== DATA SHOWN

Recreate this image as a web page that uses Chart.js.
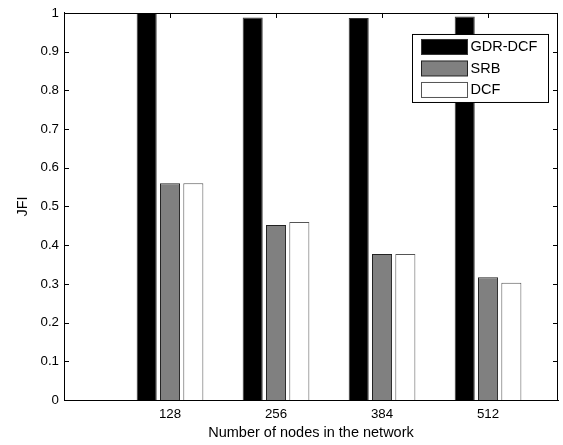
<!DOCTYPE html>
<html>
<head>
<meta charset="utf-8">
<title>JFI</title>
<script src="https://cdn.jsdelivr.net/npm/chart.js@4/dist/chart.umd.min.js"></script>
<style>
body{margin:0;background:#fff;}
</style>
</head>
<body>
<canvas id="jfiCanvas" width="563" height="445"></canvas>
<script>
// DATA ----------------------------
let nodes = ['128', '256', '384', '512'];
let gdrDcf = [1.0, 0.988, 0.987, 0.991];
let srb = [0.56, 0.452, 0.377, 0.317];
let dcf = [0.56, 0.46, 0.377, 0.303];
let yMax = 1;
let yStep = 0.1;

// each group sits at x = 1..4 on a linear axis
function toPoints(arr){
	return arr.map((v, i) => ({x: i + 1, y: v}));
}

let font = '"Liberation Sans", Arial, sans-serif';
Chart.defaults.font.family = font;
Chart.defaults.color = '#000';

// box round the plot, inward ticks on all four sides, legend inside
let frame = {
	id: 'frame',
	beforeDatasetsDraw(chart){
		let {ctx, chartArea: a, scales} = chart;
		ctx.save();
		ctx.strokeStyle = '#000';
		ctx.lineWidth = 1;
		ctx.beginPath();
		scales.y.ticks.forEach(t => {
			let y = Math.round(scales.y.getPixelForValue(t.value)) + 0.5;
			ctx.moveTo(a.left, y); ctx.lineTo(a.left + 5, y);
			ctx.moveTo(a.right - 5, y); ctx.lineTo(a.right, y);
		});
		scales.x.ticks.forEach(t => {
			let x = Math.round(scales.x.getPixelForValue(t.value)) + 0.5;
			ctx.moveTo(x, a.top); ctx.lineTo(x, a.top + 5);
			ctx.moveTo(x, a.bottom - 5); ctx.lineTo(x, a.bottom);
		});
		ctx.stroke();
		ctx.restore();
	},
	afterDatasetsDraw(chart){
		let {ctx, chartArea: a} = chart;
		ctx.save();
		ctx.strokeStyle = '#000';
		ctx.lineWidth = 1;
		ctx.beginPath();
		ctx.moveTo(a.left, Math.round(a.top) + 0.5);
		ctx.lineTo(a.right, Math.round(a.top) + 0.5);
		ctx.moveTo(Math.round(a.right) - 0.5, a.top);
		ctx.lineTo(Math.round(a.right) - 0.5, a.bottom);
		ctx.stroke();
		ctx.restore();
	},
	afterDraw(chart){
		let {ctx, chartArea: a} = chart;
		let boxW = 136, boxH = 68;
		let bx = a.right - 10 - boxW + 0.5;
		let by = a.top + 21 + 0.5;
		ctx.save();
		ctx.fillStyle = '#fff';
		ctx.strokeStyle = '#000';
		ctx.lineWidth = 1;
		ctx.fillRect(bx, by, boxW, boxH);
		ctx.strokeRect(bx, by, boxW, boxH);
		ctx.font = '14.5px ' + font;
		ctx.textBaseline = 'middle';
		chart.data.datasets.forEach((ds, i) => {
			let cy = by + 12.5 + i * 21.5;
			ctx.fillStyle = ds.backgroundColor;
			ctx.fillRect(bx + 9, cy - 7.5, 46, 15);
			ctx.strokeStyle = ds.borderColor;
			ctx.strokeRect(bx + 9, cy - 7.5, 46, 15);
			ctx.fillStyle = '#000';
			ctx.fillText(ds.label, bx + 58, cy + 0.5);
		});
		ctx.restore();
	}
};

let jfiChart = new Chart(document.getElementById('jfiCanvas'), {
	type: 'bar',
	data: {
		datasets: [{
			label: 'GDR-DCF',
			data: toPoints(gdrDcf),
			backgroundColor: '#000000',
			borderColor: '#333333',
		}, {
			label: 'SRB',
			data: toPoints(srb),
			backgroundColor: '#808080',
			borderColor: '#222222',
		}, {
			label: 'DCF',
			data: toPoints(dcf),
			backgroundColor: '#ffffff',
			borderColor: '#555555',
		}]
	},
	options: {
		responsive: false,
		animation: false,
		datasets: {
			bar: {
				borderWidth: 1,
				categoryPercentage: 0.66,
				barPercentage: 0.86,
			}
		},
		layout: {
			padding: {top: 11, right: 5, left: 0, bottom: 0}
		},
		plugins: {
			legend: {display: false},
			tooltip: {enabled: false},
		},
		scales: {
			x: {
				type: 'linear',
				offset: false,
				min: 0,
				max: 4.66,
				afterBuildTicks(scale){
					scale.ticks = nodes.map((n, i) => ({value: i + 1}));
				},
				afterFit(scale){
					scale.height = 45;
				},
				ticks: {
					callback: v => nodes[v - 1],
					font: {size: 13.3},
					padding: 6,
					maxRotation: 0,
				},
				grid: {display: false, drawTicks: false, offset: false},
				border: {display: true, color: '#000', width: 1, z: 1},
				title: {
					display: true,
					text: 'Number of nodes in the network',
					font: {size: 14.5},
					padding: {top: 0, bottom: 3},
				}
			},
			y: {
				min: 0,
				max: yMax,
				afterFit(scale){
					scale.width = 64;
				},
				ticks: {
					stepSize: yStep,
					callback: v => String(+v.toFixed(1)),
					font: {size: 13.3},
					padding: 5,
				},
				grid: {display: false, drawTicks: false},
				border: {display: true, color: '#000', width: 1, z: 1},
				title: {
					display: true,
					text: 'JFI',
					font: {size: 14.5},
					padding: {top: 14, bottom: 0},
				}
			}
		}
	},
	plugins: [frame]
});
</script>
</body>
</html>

====

INSTRUCTIONS TO FOLLOW:
Your task is to repeat the data above exactly while excluding the pictures.

RESPONSE TO THE TASK:
Recreate this image as a web page that uses Chart.js.
<!DOCTYPE html>
<html>
<head>
<meta charset="utf-8">
<title>JFI</title>
<script src="https://cdn.jsdelivr.net/npm/chart.js@4/dist/chart.umd.min.js"></script>
<style>
body{margin:0;background:#fff;}
</style>
</head>
<body>
<canvas id="jfiCanvas" width="563" height="445"></canvas>
<script>
// DATA ----------------------------
let nodes = ['128', '256', '384', '512'];
let gdrDcf = [1.0, 0.988, 0.987, 0.991];
let srb = [0.56, 0.452, 0.377, 0.317];
let dcf = [0.56, 0.46, 0.377, 0.303];
let yMax = 1;
let yStep = 0.1;

// each group sits at x = 1..4 on a linear axis
function toPoints(arr){
	return arr.map((v, i) => ({x: i + 1, y: v}));
}

let font = '"Liberation Sans", Arial, sans-serif';
Chart.defaults.font.family = font;
Chart.defaults.color = '#000';

// box round the plot, inward ticks on all four sides, legend inside
let frame = {
	id: 'frame',
	beforeDatasetsDraw(chart){
		let {ctx, chartArea: a, scales} = chart;
		ctx.save();
		ctx.strokeStyle = '#000';
		ctx.lineWidth = 1;
		ctx.beginPath();
		scales.y.ticks.forEach(t => {
			let y = Math.round(scales.y.getPixelForValue(t.value)) + 0.5;
			ctx.moveTo(a.left, y); ctx.lineTo(a.left + 5, y);
			ctx.moveTo(a.right - 5, y); ctx.lineTo(a.right, y);
		});
		scales.x.ticks.forEach(t => {
			let x = Math.round(scales.x.getPixelForValue(t.value)) + 0.5;
			ctx.moveTo(x, a.top); ctx.lineTo(x, a.top + 5);
			ctx.moveTo(x, a.bottom - 5); ctx.lineTo(x, a.bottom);
		});
		ctx.stroke();
		ctx.restore();
	},
	afterDatasetsDraw(chart){
		let {ctx, chartArea: a} = chart;
		ctx.save();
		ctx.strokeStyle = '#000';
		ctx.lineWidth = 1;
		ctx.beginPath();
		ctx.moveTo(a.left, Math.round(a.top) + 0.5);
		ctx.lineTo(a.right, Math.round(a.top) + 0.5);
		ctx.moveTo(Math.round(a.right) - 0.5, a.top);
		ctx.lineTo(Math.round(a.right) - 0.5, a.bottom);
		ctx.stroke();
		ctx.restore();
	},
	afterDraw(chart){
		let {ctx, chartArea: a} = chart;
		let boxW = 136, boxH = 68;
		let bx = a.right - 10 - boxW + 0.5;
		let by = a.top + 21 + 0.5;
		ctx.save();
		ctx.fillStyle = '#fff';
		ctx.strokeStyle = '#000';
		ctx.lineWidth = 1;
		ctx.fillRect(bx, by, boxW, boxH);
		ctx.strokeRect(bx, by, boxW, boxH);
		ctx.font = '14.5px ' + font;
		ctx.textBaseline = 'middle';
		chart.data.datasets.forEach((ds, i) => {
			let cy = by + 12.5 + i * 21.5;
			ctx.fillStyle = ds.backgroundColor;
			ctx.fillRect(bx + 9, cy - 7.5, 46, 15);
			ctx.strokeStyle = ds.borderColor;
			ctx.strokeRect(bx + 9, cy - 7.5, 46, 15);
			ctx.fillStyle = '#000';
			ctx.fillText(ds.label, bx + 58, cy + 0.5);
		});
		ctx.restore();
	}
};

let jfiChart = new Chart(document.getElementById('jfiCanvas'), {
	type: 'bar',
	data: {
		datasets: [{
			label: 'GDR-DCF',
			data: toPoints(gdrDcf),
			backgroundColor: '#000000',
			borderColor: '#333333',
		}, {
			label: 'SRB',
			data: toPoints(srb),
			backgroundColor: '#808080',
			borderColor: '#222222',
		}, {
			label: 'DCF',
			data: toPoints(dcf),
			backgroundColor: '#ffffff',
			borderColor: '#555555',
		}]
	},
	options: {
		responsive: false,
		animation: false,
		datasets: {
			bar: {
				borderWidth: 1,
				categoryPercentage: 0.66,
				barPercentage: 0.86,
			}
		},
		layout: {
			padding: {top: 11, right: 5, left: 0, bottom: 0}
		},
		plugins: {
			legend: {display: false},
			tooltip: {enabled: false},
		},
		scales: {
			x: {
				type: 'linear',
				offset: false,
				min: 0,
				max: 4.66,
				afterBuildTicks(scale){
					scale.ticks = nodes.map((n, i) => ({value: i + 1}));
				},
				afterFit(scale){
					scale.height = 45;
				},
				ticks: {
					callback: v => nodes[v - 1],
					font: {size: 13.3},
					padding: 6,
					maxRotation: 0,
				},
				grid: {display: false, drawTicks: false, offset: false},
				border: {display: true, color: '#000', width: 1, z: 1},
				title: {
					display: true,
					text: 'Number of nodes in the network',
					font: {size: 14.5},
					padding: {top: 0, bottom: 3},
				}
			},
			y: {
				min: 0,
				max: yMax,
				afterFit(scale){
					scale.width = 64;
				},
				ticks: {
					stepSize: yStep,
					callback: v => String(+v.toFixed(1)),
					font: {size: 13.3},
					padding: 5,
				},
				grid: {display: false, drawTicks: false},
				border: {display: true, color: '#000', width: 1, z: 1},
				title: {
					display: true,
					text: 'JFI',
					font: {size: 14.5},
					padding: {top: 14, bottom: 0},
				}
			}
		}
	},
	plugins: [frame]
});
</script>
</body>
</html>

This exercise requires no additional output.